Testing & Methodology
- Gigabyte Z97X-SOC
- Intel 4790K Devils Canyon ES
- Kingpincooling Venom 6.66 CPU pot
- Be Quiet 1200W Dark Power Pro
- Crucial MX200 250GB SSD
- Team Vulcan 2400 2x8GB
- Sapphire R9 285
- Dry Ice
- Bacardi 151
- TES 1310 Type-K thermometer (great budget choice)
I used high proof alcohol since it has such a low freezing point that it helps to slush up on the base of the pot and bring down temps. I would like to source some high purity ethenol or something similar since for the future but the high proof alcohol would suffice for what we were doing today. The Kingpincooling venom has a coper base and an aluminum sleeve so I simply taped up the sides so I could use an alcohol-based liquid. Had I used acetone it would have easily eaten through the tape and leaked onto the motherboard. That would have been insanely dangerous, not to mention that the fumes from boiling/bubbling acetone aren’t the most healthy thing you can be around. Time was taken to prep the board and take steps to protect it from possible condensation. There should be an upcoming guide on how to prep boards for sub-zero for those who are interested in getting started. Temps that were reached were down to -60C and peaked at -45C when running full four core, eight thread benches that took a few minutes to run. To keep the temps down while running benchmarks, I was constantly agitating the dry ice in the pot to settle it. I wanted to settle it so I could keep the base of the pot as cool as was physically possible during those benchmark runs.
- Windows 7 Ultimate – stock install
- Cinebench – available here
- PiFast – available here
- Super Pi / mod 1.5 XS – available here
- Intel XTU -available here
- AIDA 64 Engineer – available here
- CPU-Z – available here
Tip for those who are interested in trying dry ice benching, you will want to get on good terms with your local dry ice specialist. I have dealt with mine for years and get great prices now, and I managed to get this filled up for $20 which was likely around 40-55lbs. It was enough for a maybe 8 hours split up over two days when kept in this good cooler. What you see here is 1/4″ “rice” pellets which are very small in sizes and are much easier to use than blocks and have much less waste and effort needed to use it as all that I needed next was a scoop. With blocks I’d need a big hammer and tongs and I’ve found that I never get temperatures as low as as I do with rice pellets.

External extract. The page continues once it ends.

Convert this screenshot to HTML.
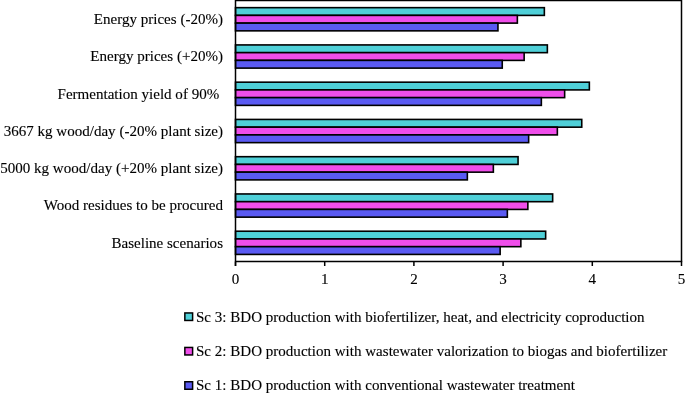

Here we see the setup for testing that I was using, it is a very simple setup once you know what to do. The biggest thing is just to take your time to make sure that you are being thorough with your insulation of the motherboard and setup so that you minimize every chance there is for allowing condensation to build up inside the insulation and around it, as water and electricity on the board will not mix.